Subramanian positions her writing within broader histories of musicological study in colonial spaces where presuppositions, generalizations, and in many cases, inaccuracies were preserved in journals, letters, and even published musicological writings. Using letters, notes, and images, she traces the complexity of the standardization and canonization in Karnatic music and illuminates how movement of this music to cultivation in institutions represents colonial influence in a need to legitimize. For example, she addresses relevant issues of accessibility, explains the double-edged sword of “modernizing” and highlights the danger of marginalizing parts of the Karnatic repertoire in which some performers and pedagogues specialize (18). Here, Subramanian’s warnings could be applied to the standardization of any musical practice in a classroom setting, a trend which many ethnomusicologists and music educators have previously addressed. For example, consider the rising, yet challenging, standardization of “hip hop pedagogy” in US music classrooms. Subramanian supplies ample and detailed cultural context for Karnatic music performance and pedagogy. She successfully provides clear reminders that Karnatic music may not be separated from its moral function and the moral aims of its practitioners (19). Despite its rootedness as a socio-political study, Subramanian might supplement the key themes of the book with a centralized case study of influential Karnatic educators and their impact on the movements and policies explained therein.

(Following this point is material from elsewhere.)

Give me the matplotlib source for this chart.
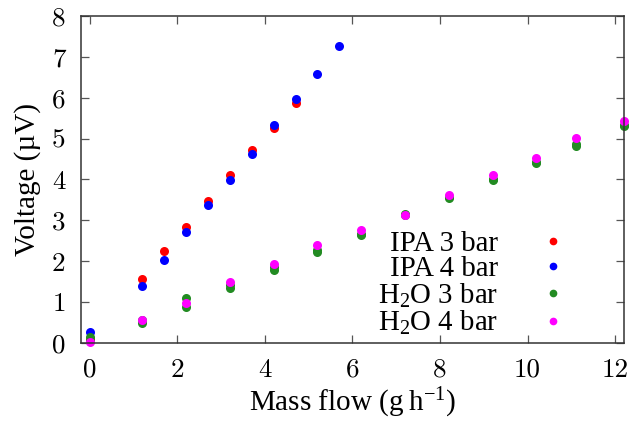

Discussions of privilege and access to music are essential in the context of Karnatic teaching and learning but equally essential wherever classical music is taught in a global context. Music educators in the U.S. who wish to learn about, demonstrate, or teach Karnatic music have the responsibility to become as informed as possible about the social, historical, and political context of this music. To this end, Lakshmi Subramanian’s book provides a compact and thorough background into relevant contexts of Karnatic music, offering any interested music educators a valuable “starting point” towards developing culturally situated and appropriate methodology. This book will be useful for students and teachers of South Indian music, ethnomusicology, South Asian studies, and any general reader interested in the directions and institutionalization of art music traditions. Historians of music pedagogy will also be pleased to note that Subramanian’s book includes a compact timeline of the development of Karnatic music from court practice during the reign of Serfoji II to contemporary teaching and learning taking place at the Madras Music Academy in Chennai. Given these considerations, this book is a valuable reference for educators preparing to teach “world music” survey courses and related activities, host guest artists and musicians, or designing immersive curricula for students of regional South Asian music.